Reliance on accurate neighbor finding (TLDR): Noisy or approximate estimation of neighborhoods in very high dimensions can reduce the discriminativity of the paired loss.
Physical/semantic interpretability: While shape- and physics-supervised reductions ensure validity, extending such approaches to arbitrary domains remains an open area, particularly for non-numeric data.
Adaptive bandwidth and out-of-sample embedding (LSDR): Improved kernel selection and integration with deep architectures are cited as future extensions (Roy, 9 May 2024).
Optimally balancing local vs. global structure: Methods like LSDR formalize this tradeoff with indices, but general-purpose algorithms achieving optimality for both metrics in all data regimes remain elusive.

A promising direction is integrating self-supervised dimension reduction as a modular component in deep learning pipelines (e.g., bottleneck layers, support point autoencoders), and developing universal out-of-sample extensions that retain both trustability and locality across data manifolds.
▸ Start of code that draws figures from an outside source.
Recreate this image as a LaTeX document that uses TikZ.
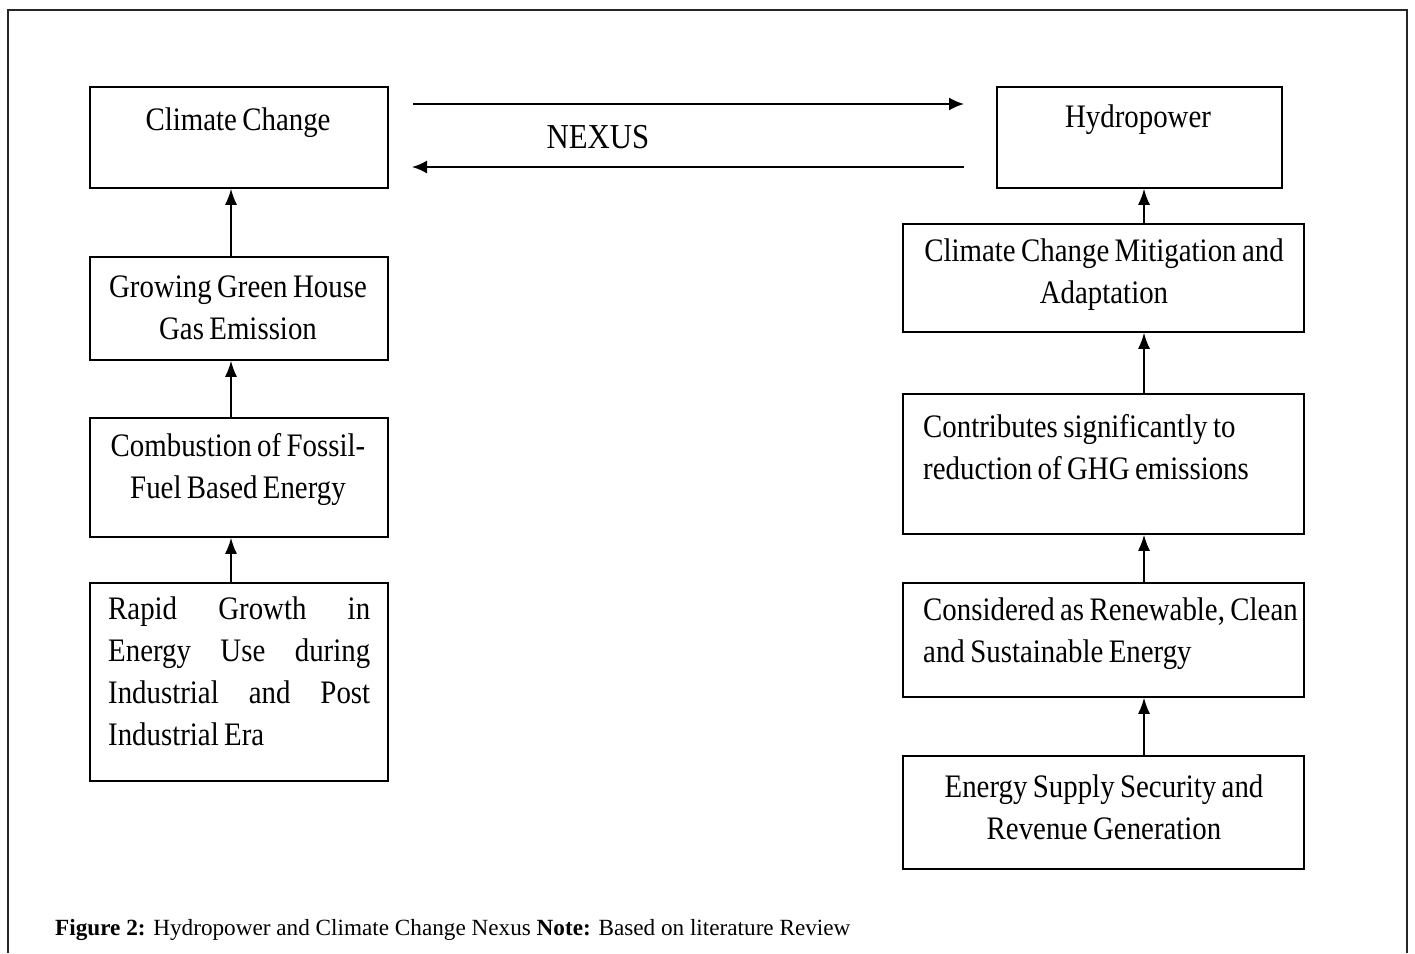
\documentclass[tikz,border=0pt]{standalone}
\usepackage{fontspec}
\setmainfont{Liberation Serif}
\newfontfamily\boxfont[FakeStretch=0.88,WordSpace=0.75]{Liberation Serif}
\usetikzlibrary{arrows.meta}
\begin{document}
\begin{tikzpicture}[x=1pt,y=-1pt,
  box/.style={draw, line width=1.6pt, inner sep=0pt},
  txt/.style={font=\boxfont\fontsize{32.8}{42}\selectfont, inner sep=0pt, align=center},
  up/.style={line width=1.5pt, -{Latex[length=16pt,width=12pt]}},
  nx/.style={line width=1.8pt, -{Latex[length=15pt,width=13pt]}}]
\useasboundingbox (0,0) rectangle (1415,953);
\fill[white] (0,0) rectangle (1415,953);
% frame
\draw[line width=1.2pt, draw=black!85] (8,953) -- (8,10) -- (1407,10) -- (1407,953);
% left column boxes
\node[box, minimum width=298, minimum height=101] (cc) at (239,137.5) {};
\node[box, minimum width=298, minimum height=103] (gg) at (239,308.5) {};
\node[box, minimum width=298, minimum height=119] (cf) at (239,477.5) {};
\node[box, minimum width=298, minimum height=198] (rg) at (239,682) {};
% right column boxes
\node[box, minimum width=285, minimum height=101] (hp) at (1139.5,137.5) {};
\node[box, minimum width=401, minimum height=108] (cm) at (1103.5,278) {};
\node[box, minimum width=401, minimum height=140] (cs) at (1103.5,464) {};
\node[box, minimum width=401, minimum height=114] (cr) at (1103.5,640) {};
\node[box, minimum width=401, minimum height=113] (es) at (1103.5,812.5) {};
% texts
\node[txt] (cct) at (238,123) {Climate Change};
\node[txt] (hpt) at (1138,120) {Hydropower};
\node[txt] (ggt) at (238,308) {Growing Green House\\Gas Emission};
\node[txt] (cft) at (238,469) {Combustion of Fossil-\\Fuel Based Energy};
\node[txt, align=left, anchor=north west] (rgt) at (108,597) {%
\makebox[262pt][s]{Rapid Growth in}\\
\makebox[262pt][s]{Energy Use during}\\
\makebox[262pt][s]{Industrial and Post}\\
Industrial Era};
\node[txt] (cmt) at (1104,275) {Climate Change Mitigation and\\Adaptation};
\node[txt, align=left, anchor=west] (cst) at (923,447) {Contributes significantly to\\reduction of GHG emissions};
\node[txt, align=left, anchor=west] (crt) at (923,634) {Considered as Renewable, Clean\\and Sustainable Energy};
\node[txt] (est) at (1104,807) {Energy Supply Security and\\Revenue Generation};
\node[txt, font=\boxfont\fontsize{35}{42}\selectfont] (nexus) at (598,137) {NEXUS};
% vertical arrows
\draw[up] (rg.north -| 231,0) -- (cf.south -| 231,0);
\draw[up] (cf.north -| 231,0) -- (gg.south -| 231,0);
\draw[up] (gg.north -| 231,0) -- (cc.south -| 231,0);
\draw[up] (es.north -| 1144,0) -- (cr.south -| 1144,0);
\draw[up] (cr.north -| 1144,0) -- (cs.south -| 1144,0);
\draw[up] (cs.north -| 1144,0) -- (cm.south -| 1144,0);
\draw[up] (cm.north -| 1144,0) -- (hp.south -| 1144,0);
% nexus arrows
\coordinate (a1) at (413,104);
\coordinate (a2) at (964,104);
\coordinate (b1) at (964,167);
\coordinate (b2) at (412,167);
\draw[nx] (a1) -- (a2);
\draw[nx] (b1) -- (b2);
% caption
\node[anchor=base west, inner sep=0pt, font=\fontsize{23.2}{26}\selectfont] (cap) at (55,935) {\textbf{Figure 2:} Hydropower and Climate Change Nexus \textbf{Note:} Based on literature Review};
\end{tikzpicture}
\end{document}
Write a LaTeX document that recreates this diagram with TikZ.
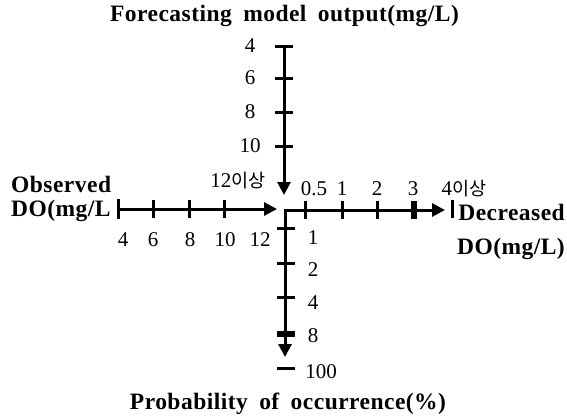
\documentclass[tikz,border=0pt]{standalone}
\usepackage{fontspec}
\setmainfont{Liberation Serif}
\newfontfamily\capfont[LetterSpace=2,WordSpace=1.8]{Liberation Serif}
\newfontfamily\krfont{Noto Sans CJK KR}
\usetikzlibrary{arrows.meta}

\tikzset{
  axisline/.style={line width=3pt,line join=miter,-{Triangle[length=13pt,width=13pt]}},
  tickmark/.style={line width=3pt},
  numlab/.style={font=\fontsize{21}{23}\selectfont,inner sep=0pt},
  ttl/.style={font=\capfont\bfseries\fontsize{23.5}{26}\selectfont,inner sep=0pt}
}

\begin{document}
\begin{tikzpicture}[x=1pt,y=-1pt]
\useasboundingbox (0,0) rectangle (567,416);

% titles
\node[ttl] (ttop) at (284.5,16) {Forecasting model output(mg/L)};
\node[ttl] (tbot) at (288,404) {Probability of occurrence(\%)};
\node[ttl,anchor=base west] (obs1) at (11,192) {Observed};
\node[ttl,anchor=base west] (obs2) at (11,216) {DO(mg/L};
\node[ttl,anchor=base east] (dec1) at (565,220) {Decreased};
\node[ttl,anchor=base east] (dec2) at (565,254) {DO(mg/L)};

% axis ends
\coordinate (o) at (285,210);
\coordinate (topS) at (284,46);
\coordinate (topE) at (284,195);
\coordinate (leftS) at (118,209);
\coordinate (leftE) at (277,209);
\coordinate (rightE) at (445,210);
\coordinate (botE) at (285,357);

% top axis: forecasting model output
\draw[axisline] (topS) -- (topE);
\foreach \y/\v [count=\i] in {46/4,78/6,112/8,146/10}{
  \draw[tickmark] (275,\y) -- (293,\y);
  \node[numlab] (top\i) at (250,\y) {\v};
}
\node[numlab] (top5) at (238,181) {12{\krfont\fontsize{18.5}{20}\selectfont 이상}};

% left axis: observed DO
\draw[axisline] (leftS) -- (leftE);
\draw[tickmark] (118,199) -- (118,219);
\foreach \x/\v [count=\i] in {153/6,189/8,224/10}{
  \draw[tickmark] (\x,200) -- (\x,218);
}
\foreach \x/\v [count=\i] in {123/4,153/6,190/8,225/10,260/12}{
  \node[numlab] (left\i) at (\x,240) {\v};
}

% right and bottom axes from the corner
\draw[axisline,{Triangle[length=13pt,width=13pt]}-{Triangle[length=13pt,width=13pt]}] (rightE) -- (o) -- (botE);
\foreach \x in {305,342,377,412,415}{
  \draw[tickmark] (\x,201) -- (\x,219);
}
\foreach \x/\v [count=\i] in {314/0.5,342/1,377/2,413/3}{
  \node[numlab] (right\i) at (\x,189) {\v};
}
\node[numlab] (right5) at (464,189) {4{\krfont\fontsize{18.5}{20}\selectfont 이상}};
\draw[tickmark] (452,200) -- (452,218);

\foreach \y in {228,263,297,332,335}{
  \draw[tickmark] (277,\y) -- (295,\y);
}
\foreach \y/\v [count=\i] in {238/1,270/2,303/4,336/8}{
  \node[numlab] (bot\i) at (313,\y) {\v};
}
\node[numlab] (bot5) at (321,372) {100};
\draw[tickmark] (277,368) -- (295,368);
\end{tikzpicture}
\end{document}
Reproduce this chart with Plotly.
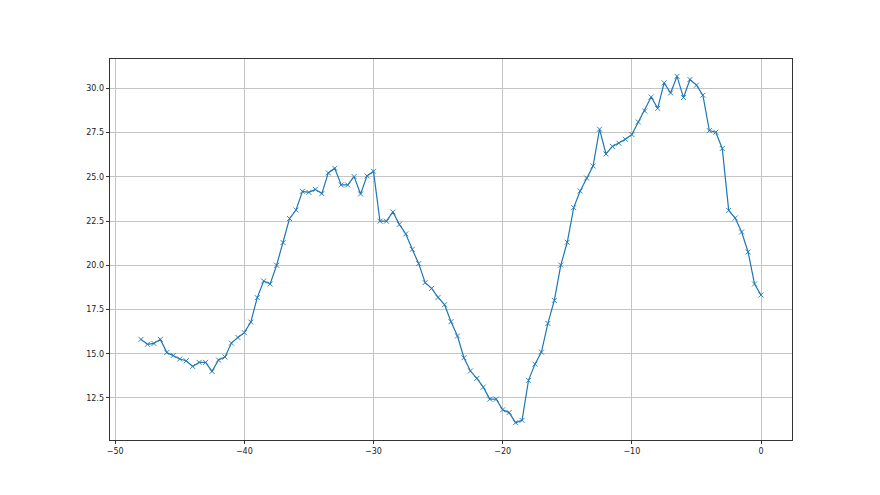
import plotly.graph_objects as go

# ─── Data ────────────────────────────────────────────────────────────────────
X_VALUES = [i * 0.5 for i in range(-96, 1)]  # -48 .. 0 step 0.5

Y_VALUES = [
    15.81, 15.53, 15.58, 15.81, 15.07, 14.90, 14.70, 14.60, 14.28, 14.51,
    14.51, 14.00, 14.64, 14.81, 15.60, 15.92, 16.19, 16.79,
    18.17, 19.11, 18.94, 20.00, 21.28, 22.64, 23.12, 24.18, 24.12, 24.29,
    24.05, 25.22, 25.48, 24.54, 24.54, 25.01, 24.03, 25.05, 25.31, 22.49,
    22.49,
    23.01, 22.31, 21.77, 20.90, 20.09, 19.02, 18.69, 18.18, 17.77, 16.81,
    16.00, 14.77, 14.02, 13.60, 13.11, 12.43, 12.43, 11.83, 11.67,
    11.10, 11.23, 13.49, 14.41, 15.09, 16.71, 18.01, 20.01, 21.30, 23.26,
    24.20, 24.93, 25.61, 27.69, 26.29, 26.72, 26.90, 27.12, 27.39, 28.10,
    28.72, 29.51, 28.87, 30.31, 29.74, 30.68, 29.48, 30.50, 30.18, 29.61,
    27.61, 27.52, 26.60, 23.10, 22.67, 21.88, 20.75, 18.94, 18.32,
]

X_TICKS = [-50, -40, -30, -20, -10, 0]
Y_TICKS = [12.5, 15.0, 17.5, 20.0, 22.5, 25.0, 27.5, 30.0]

LINE_COLOR = "#1f77b4"
GRID = "#c4c4c4"


def _padded(vals, frac=0.05):
    lo, hi = min(vals), max(vals)
    pad = (hi - lo) * frac
    return [lo - pad, hi + pad]


fig = go.Figure(go.Scatter(
    x=X_VALUES, y=Y_VALUES,
    mode="lines+markers",
    line=dict(color=LINE_COLOR, width=1.2),
    marker=dict(symbol="x-thin", size=5, color=LINE_COLOR,
                line=dict(width=0.9, color=LINE_COLOR)),
    showlegend=False,
))

axis_common = dict(
    showgrid=True, gridcolor=GRID, gridwidth=0.8,
    zeroline=False,
    showline=True, linecolor="#333333", linewidth=0.8, mirror=True,
    ticks="outside", ticklen=3.5, tickwidth=0.8, tickcolor="#333333",
    tickfont=dict(family="DejaVu Sans", size=8, color="#222222"),
)

# the page body adds an 8px offset, so margins are trimmed by that amount
fig.update_layout(
    width=880, height=495,
    paper_bgcolor="white", plot_bgcolor="white",
    margin=dict(l=102, r=96, t=51, b=63),
    xaxis=dict(range=_padded(X_VALUES), tickvals=X_TICKS, **axis_common),
    yaxis=dict(range=_padded(Y_VALUES), tickvals=Y_TICKS, tickformat=".1f",
               **axis_common),
)

fig.write_html("out.html")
7. Summary Table of Key Methods

Algorithm/Class	Dimension Discovery	Nonlinearity	Scalability	Target Domain/Task
Grid-based (Ramm et al., 2017)	Yes	Yes	$O(\|S\|^2\log\|S\|)$	General/big data
Redundancy reduction (Barlow Twins, TLDR) (Zbontar et al., 2021, Kalantidis et al., 2021)	No (explicit)	Yes	High (offline neighbor computation separable)	Vision, retrieval, general
Shape-supervised (Khan et al., 2023)	Yes (physics-driven)	Yes	Moderate (KLE for structured data)	Scientific/engineering design
Skeletonization (LSDR) (Roy, 9 May 2024)	Yes	Yes	Limited by tessellation, kernel step	Visualization, structure-preserving DR
Low-rank (HOPS) (Song et al., 18 Jan 2025)	No (set by $k$ )	Via polynomial	High (CG solver, SVD)	High-dimensional regression; time series

Self-supervised dimension reduction is thus defined by flexible adaptivity, non-reliance on external labels, and direct exploitation of the geometry, redundancy, or underlying physics of the data, underpinning much of modern representation learning, scientific simulation, and large-scale data analytics.